- What is being asked: Please transcribe the listing below in full and word for word, without its pictures.

- Entries:
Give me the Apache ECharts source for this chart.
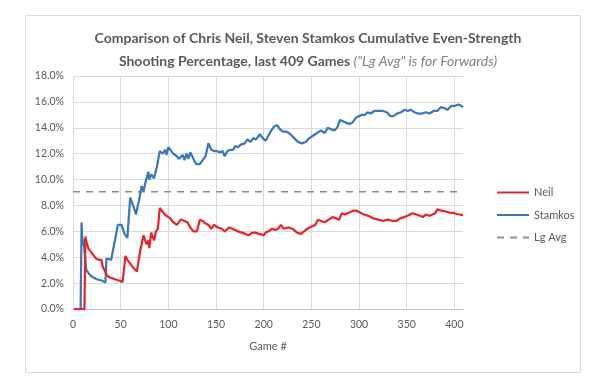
<!DOCTYPE html>
<html>
<head>
<meta charset="utf-8">
<script src="https://cdn.jsdelivr.net/npm/echarts@6/dist/echarts.min.js"></script>
<style>html,body{margin:0;padding:0;background:#fff;}#c{width:600px;height:385px;}</style>
</head>
<body>
<div id="c"></div>
<script>
const titleLine1 = 'Comparison of Chris Neil, Steven Stamkos Cumulative Even-Strength';
const titleLine2 = 'Shooting Percentage, last 409 Games ';
const titleNote = '("Lg Avg" is for Forwards)';
const xAxisName = 'Game #';
const seriesNames = ['Neil', 'Stamkos', 'Lg Avg'];

const neilGames = [1,12,13,14,16,19,22,24,27,30,31,33,35,37,40,44,48,52,54,55,57,60,63,67,68,70,72,74,77,79,80,82,85,87,89,91,95,98,102,105,109,111,113,117,120,123,126,130,133,136,139,142,145,148,152,156,159,161,164,167,170,173,177,181,184,188,191,195,200,202,205,209,212,215,218,221,223,226,230,235,239,241,244,248,251,254,257,260,264,268,272,276,279,282,285,288,291,294,297,300,305,310,315,320,325,330,335,339,343,347,351,356,360,364,367,370,374,377,380,382,386,390,395,400,405,409];
const neilPct = [0,0,5.6,5.2,4.7,4.4,4.1,3.9,3.8,3.8,3.3,3.0,2.7,2.5,2.4,2.3,2.2,2.1,2.0,4.1,3.8,3.5,3.2,2.9,2.9,4.3,4.4,5.7,5.0,5.3,4.7,5.9,5.3,6.0,6.2,7.8,7.4,7.2,7.0,6.7,6.5,6.4,6.9,6.8,6.7,6.3,6.0,6.0,6.9,6.8,6.6,6.5,6.2,6.5,6.3,6.2,6.0,5.9,6.3,6.2,6.1,6.0,5.9,5.8,5.7,5.9,5.9,5.8,5.7,5.9,6.0,6.2,6.1,6.2,6.5,6.2,6.1,6.3,6.2,5.9,5.8,5.7,6.1,6.3,6.4,6.5,6.9,6.8,6.7,6.9,7.1,7.0,6.9,7.4,7.3,7.4,7.5,7.6,7.6,7.5,7.3,7.2,7.0,6.9,6.8,6.9,6.8,6.8,7.0,7.1,7.2,7.4,7.3,7.2,7.1,7.3,7.2,7.3,7.4,7.7,7.6,7.55,7.45,7.4,7.3,7.25];

const stamkosGames = [1,8,9,10,11,12,14,17,20,25,30,34,35,37,40,42,44,45,47,51,52,54,57,60,62,64,66,68,69,72,74,76,79,80,82,85,87,88,91,94,97,98,100,102,105,109,111,113,115,117,119,121,123,125,127,129,131,133,136,139,142,145,148,151,154,157,159,162,165,168,170,173,176,180,183,186,189,192,196,199,202,205,208,211,214,217,220,224,228,232,236,240,244,248,252,256,260,264,267,270,274,277,280,283,286,290,293,297,300,303,306,309,312,316,320,325,329,333,336,340,344,348,351,354,358,362,366,370,374,378,382,386,390,393,397,401,404,407,409];
const stamkosPct = [0,0,6.7,4.9,5.4,4.5,3.0,2.7,2.5,2.3,2.2,2.05,3.9,3.9,3.8,3.7,5.3,5.2,6.5,6.5,6.4,5.8,5.5,8.6,8.2,7.8,7.3,8.0,8.3,9.5,9.1,9.8,10.6,10.0,10.4,10.1,10.2,11.0,12.2,12.0,12.3,11.9,12.5,12.4,12.0,11.8,11.6,11.5,11.9,11.5,12.0,11.6,12.1,11.8,11.5,11.2,11.3,11.2,11.5,11.8,12.8,12.3,12.2,12.2,12.1,12.2,11.8,12.2,12.3,12.3,12.6,12.5,12.7,12.8,13.1,12.9,13.2,13.1,13.5,13.2,13.0,13.4,13.8,14.1,14.2,13.9,13.7,13.7,13.5,13.2,12.9,12.8,12.9,13.2,13.4,13.6,13.8,13.6,14.0,13.9,13.8,14.0,14.6,14.5,14.4,14.3,14.4,14.8,14.9,15.0,15.0,15.2,15.1,15.3,15.3,15.3,15.2,14.9,14.9,15.1,15.2,15.4,15.3,15.4,15.2,15.1,15.1,15.2,15.1,15.3,15.3,15.6,15.5,15.4,15.7,15.7,15.8,15.7,15.6];

const lgAvgGames = [0, 409];
const lgAvgPct = [9.05, 9.05];

const yTicks = [0,2,4,6,8,10,12,14,16,18];
const xTicks = [0,50,100,150,200,250,300,350,400];

function pairs(xs, ys){ return xs.map((x,i)=>[x, ys[i]]); }

const FONT = 'Lato';
const GREY = '#595959';
const chart = echarts.init(document.getElementById('c'), null, {renderer:'canvas'});
chart.setOption({
  backgroundColor: '#fff',
  animation: false,
  graphic: [{
    type: 'rect', silent: true, z: -1,
    shape: {x: 25.5, y: 15.5, width: 555, height: 357},
    style: {fill: 'none', stroke: '#d9d9d9', lineWidth: 1}
  }],
  title: {
    text: '{b|' + titleLine1 + '}\n{b|' + titleLine2 + '}{i|' + titleNote + '}',
    left: 303, top: 22, textAlign: 'center',
    textStyle: {
      rich: {
        b: {fontFamily: FONT, fontWeight: 'bold', fontSize: 14, color: GREY, lineHeight: 23},
        i: {fontFamily: FONT, fontStyle: 'italic', fontWeight: 'normal', fontSize: 14, color: '#7f7f7f', lineHeight: 23}
      }
    }
  },
  legend: {
    orient: 'vertical', left: 491, top: 182,
    itemWidth: 32, itemHeight: 10, itemGap: 11.5,
    data: seriesNames,
    itemStyle: {opacity: 0},
    textStyle: {fontFamily: FONT, fontSize: 11, color: GREY}
  },
  grid: {left: 73, right: 137, top: 76, bottom: 76, containLabel: false},
  xAxis: {
    type: 'value', min: xTicks[0], max: 409, interval: 50,
    name: xAxisName, nameLocation: 'middle', nameGap: 32,
    nameTextStyle: {fontFamily: FONT, fontSize: 11, color: GREY},
    axisLine: {show: true, lineStyle: {color: '#bfbfbf', width: 1}},
    axisTick: {show: false},
    axisLabel: {fontFamily: FONT, fontSize: 10.5, color: GREY, margin: 10, showMaxLabel: false,
      formatter: v => (xTicks.indexOf(v) >= 0 ? String(v) : '')},
    splitLine: {show: true, showMaxLine: false, lineStyle: {color: '#d9d9d9', width: 1}}
  },
  yAxis: {
    type: 'value', min: yTicks[0], max: yTicks[yTicks.length-1], interval: 2,
    axisLine: {show: false}, axisTick: {show: false},
    axisLabel: {fontFamily: FONT, fontSize: 10.5, color: GREY, margin: 9, formatter: v => v.toFixed(1) + '%'},
    splitLine: {show: true, lineStyle: {color: '#d9d9d9', width: 1}}
  },
  series: [
    {name: seriesNames[0], type: 'line', data: pairs(neilGames, neilPct), symbol: 'none', z: 4,
     lineStyle: {color: '#e3262b', width: 2.25}, itemStyle: {color: '#e3262b'}},
    {name: seriesNames[1], type: 'line', data: pairs(stamkosGames, stamkosPct), symbol: 'none', z: 3,
     lineStyle: {color: '#3d78b6', width: 2.25}, itemStyle: {color: '#3d78b6'}},
    {name: seriesNames[2], type: 'line', data: pairs(lgAvgGames, lgAvgPct), symbol: 'none', z: 2,
     lineStyle: {color: '#8c8c8c', width: 1.5, type: [7, 6]}, itemStyle: {color: '#8c8c8c'}}
  ]
});
</script>
</body>
</html>
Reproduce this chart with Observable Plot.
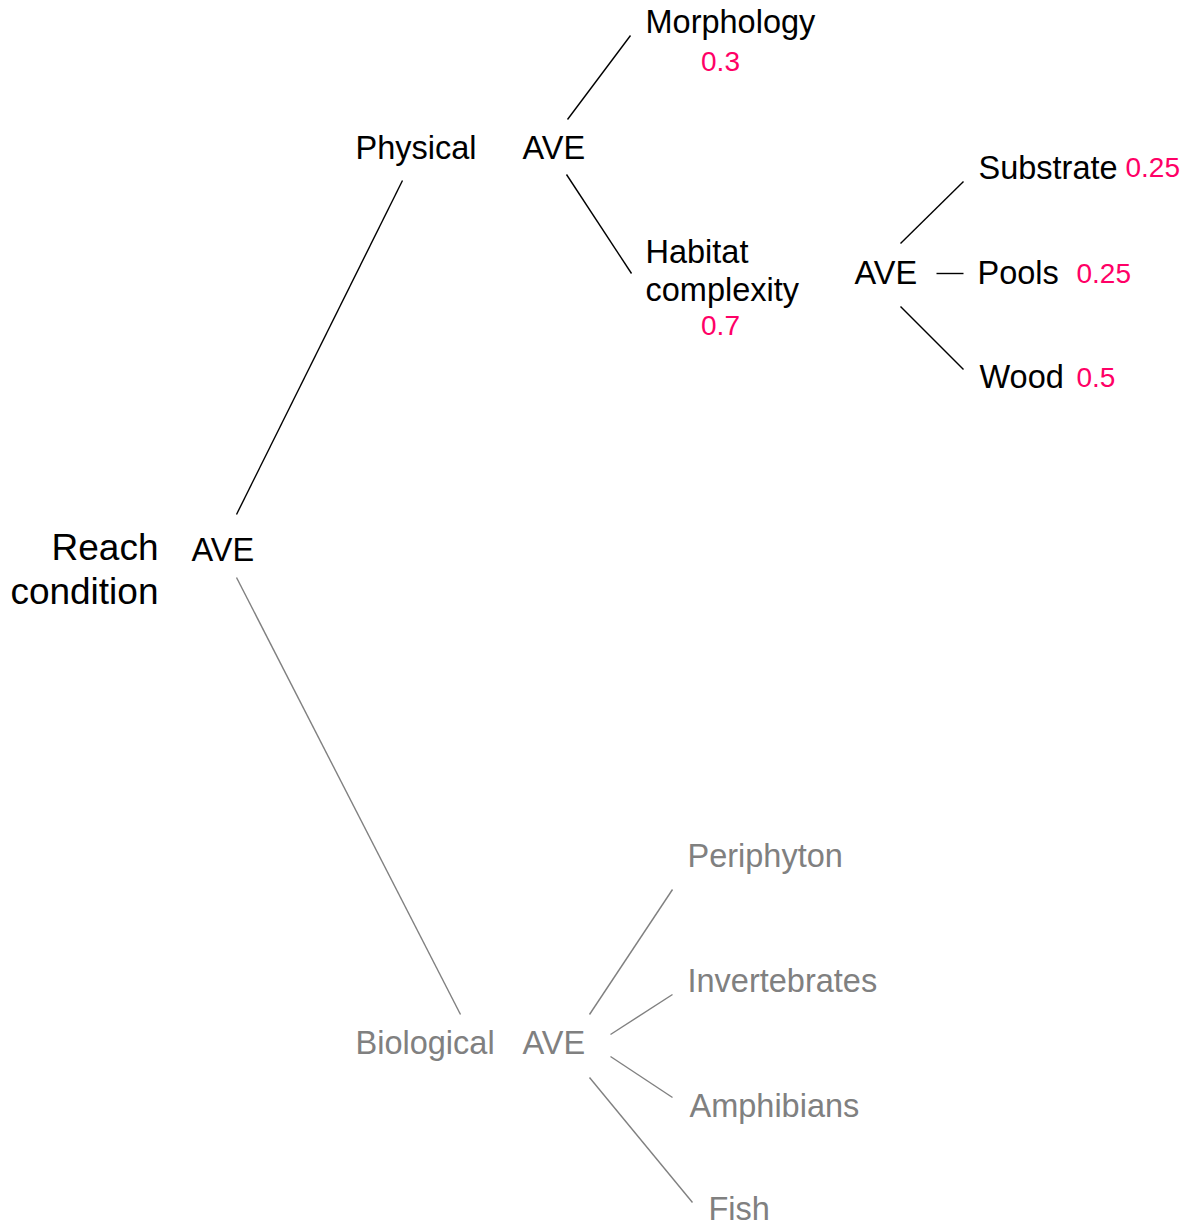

- Response to the exercise:
Give me the Apache ECharts source for this chart.
<!DOCTYPE html>
<html>
<head>
<meta charset="utf-8">
<script src="https://cdn.jsdelivr.net/npm/echarts@6/dist/echarts.min.js"></script>
<style>html,body{margin:0;padding:0;background:#fff;}#c{width:600px;height:385px;}</style>
</head>
<body>
<div id="c"></div>
<script>
const titleLine1 = 'Comparison of Chris Neil, Steven Stamkos Cumulative Even-Strength';
const titleLine2 = 'Shooting Percentage, last 409 Games ';
const titleNote = '("Lg Avg" is for Forwards)';
const xAxisName = 'Game #';
const seriesNames = ['Neil', 'Stamkos', 'Lg Avg'];

const neilGames = [1,12,13,14,16,19,22,24,27,30,31,33,35,37,40,44,48,52,54,55,57,60,63,67,68,70,72,74,77,79,80,82,85,87,89,91,95,98,102,105,109,111,113,117,120,123,126,130,133,136,139,142,145,148,152,156,159,161,164,167,170,173,177,181,184,188,191,195,200,202,205,209,212,215,218,221,223,226,230,235,239,241,244,248,251,254,257,260,264,268,272,276,279,282,285,288,291,294,297,300,305,310,315,320,325,330,335,339,343,347,351,356,360,364,367,370,374,377,380,382,386,390,395,400,405,409];
const neilPct = [0,0,5.6,5.2,4.7,4.4,4.1,3.9,3.8,3.8,3.3,3.0,2.7,2.5,2.4,2.3,2.2,2.1,2.0,4.1,3.8,3.5,3.2,2.9,2.9,4.3,4.4,5.7,5.0,5.3,4.7,5.9,5.3,6.0,6.2,7.8,7.4,7.2,7.0,6.7,6.5,6.4,6.9,6.8,6.7,6.3,6.0,6.0,6.9,6.8,6.6,6.5,6.2,6.5,6.3,6.2,6.0,5.9,6.3,6.2,6.1,6.0,5.9,5.8,5.7,5.9,5.9,5.8,5.7,5.9,6.0,6.2,6.1,6.2,6.5,6.2,6.1,6.3,6.2,5.9,5.8,5.7,6.1,6.3,6.4,6.5,6.9,6.8,6.7,6.9,7.1,7.0,6.9,7.4,7.3,7.4,7.5,7.6,7.6,7.5,7.3,7.2,7.0,6.9,6.8,6.9,6.8,6.8,7.0,7.1,7.2,7.4,7.3,7.2,7.1,7.3,7.2,7.3,7.4,7.7,7.6,7.55,7.45,7.4,7.3,7.25];

const stamkosGames = [1,8,9,10,11,12,14,17,20,25,30,34,35,37,40,42,44,45,47,51,52,54,57,60,62,64,66,68,69,72,74,76,79,80,82,85,87,88,91,94,97,98,100,102,105,109,111,113,115,117,119,121,123,125,127,129,131,133,136,139,142,145,148,151,154,157,159,162,165,168,170,173,176,180,183,186,189,192,196,199,202,205,208,211,214,217,220,224,228,232,236,240,244,248,252,256,260,264,267,270,274,277,280,283,286,290,293,297,300,303,306,309,312,316,320,325,329,333,336,340,344,348,351,354,358,362,366,370,374,378,382,386,390,393,397,401,404,407,409];
const stamkosPct = [0,0,6.7,4.9,5.4,4.5,3.0,2.7,2.5,2.3,2.2,2.05,3.9,3.9,3.8,3.7,5.3,5.2,6.5,6.5,6.4,5.8,5.5,8.6,8.2,7.8,7.3,8.0,8.3,9.5,9.1,9.8,10.6,10.0,10.4,10.1,10.2,11.0,12.2,12.0,12.3,11.9,12.5,12.4,12.0,11.8,11.6,11.5,11.9,11.5,12.0,11.6,12.1,11.8,11.5,11.2,11.3,11.2,11.5,11.8,12.8,12.3,12.2,12.2,12.1,12.2,11.8,12.2,12.3,12.3,12.6,12.5,12.7,12.8,13.1,12.9,13.2,13.1,13.5,13.2,13.0,13.4,13.8,14.1,14.2,13.9,13.7,13.7,13.5,13.2,12.9,12.8,12.9,13.2,13.4,13.6,13.8,13.6,14.0,13.9,13.8,14.0,14.6,14.5,14.4,14.3,14.4,14.8,14.9,15.0,15.0,15.2,15.1,15.3,15.3,15.3,15.2,14.9,14.9,15.1,15.2,15.4,15.3,15.4,15.2,15.1,15.1,15.2,15.1,15.3,15.3,15.6,15.5,15.4,15.7,15.7,15.8,15.7,15.6];

const lgAvgGames = [0, 409];
const lgAvgPct = [9.05, 9.05];

const yTicks = [0,2,4,6,8,10,12,14,16,18];
const xTicks = [0,50,100,150,200,250,300,350,400];

function pairs(xs, ys){ return xs.map((x,i)=>[x, ys[i]]); }

const FONT = 'Lato';
const GREY = '#595959';
const chart = echarts.init(document.getElementById('c'), null, {renderer:'canvas'});
chart.setOption({
  backgroundColor: '#fff',
  animation: false,
  graphic: [{
    type: 'rect', silent: true, z: -1,
    shape: {x: 25.5, y: 15.5, width: 555, height: 357},
    style: {fill: 'none', stroke: '#d9d9d9', lineWidth: 1}
  }],
  title: {
    text: '{b|' + titleLine1 + '}\n{b|' + titleLine2 + '}{i|' + titleNote + '}',
    left: 303, top: 22, textAlign: 'center',
    textStyle: {
      rich: {
        b: {fontFamily: FONT, fontWeight: 'bold', fontSize: 14, color: GREY, lineHeight: 23},
        i: {fontFamily: FONT, fontStyle: 'italic', fontWeight: 'normal', fontSize: 14, color: '#7f7f7f', lineHeight: 23}
      }
    }
  },
  legend: {
    orient: 'vertical', left: 491, top: 182,
    itemWidth: 32, itemHeight: 10, itemGap: 11.5,
    data: seriesNames,
    itemStyle: {opacity: 0},
    textStyle: {fontFamily: FONT, fontSize: 11, color: GREY}
  },
  grid: {left: 73, right: 137, top: 76, bottom: 76, containLabel: false},
  xAxis: {
    type: 'value', min: xTicks[0], max: 409, interval: 50,
    name: xAxisName, nameLocation: 'middle', nameGap: 32,
    nameTextStyle: {fontFamily: FONT, fontSize: 11, color: GREY},
    axisLine: {show: true, lineStyle: {color: '#bfbfbf', width: 1}},
    axisTick: {show: false},
    axisLabel: {fontFamily: FONT, fontSize: 10.5, color: GREY, margin: 10, showMaxLabel: false,
      formatter: v => (xTicks.indexOf(v) >= 0 ? String(v) : '')},
    splitLine: {show: true, showMaxLine: false, lineStyle: {color: '#d9d9d9', width: 1}}
  },
  yAxis: {
    type: 'value', min: yTicks[0], max: yTicks[yTicks.length-1], interval: 2,
    axisLine: {show: false}, axisTick: {show: false},
    axisLabel: {fontFamily: FONT, fontSize: 10.5, color: GREY, margin: 9, formatter: v => v.toFixed(1) + '%'},
    splitLine: {show: true, lineStyle: {color: '#d9d9d9', width: 1}}
  },
  series: [
    {name: seriesNames[0], type: 'line', data: pairs(neilGames, neilPct), symbol: 'none', z: 4,
     lineStyle: {color: '#e3262b', width: 2.25}, itemStyle: {color: '#e3262b'}},
    {name: seriesNames[1], type: 'line', data: pairs(stamkosGames, stamkosPct), symbol: 'none', z: 3,
     lineStyle: {color: '#3d78b6', width: 2.25}, itemStyle: {color: '#3d78b6'}},
    {name: seriesNames[2], type: 'line', data: pairs(lgAvgGames, lgAvgPct), symbol: 'none', z: 2,
     lineStyle: {color: '#8c8c8c', width: 1.5, type: [7, 6]}, itemStyle: {color: '#8c8c8c'}}
  ]
});
</script>
</body>
</html>
Reproduce this chart with Observable Plot.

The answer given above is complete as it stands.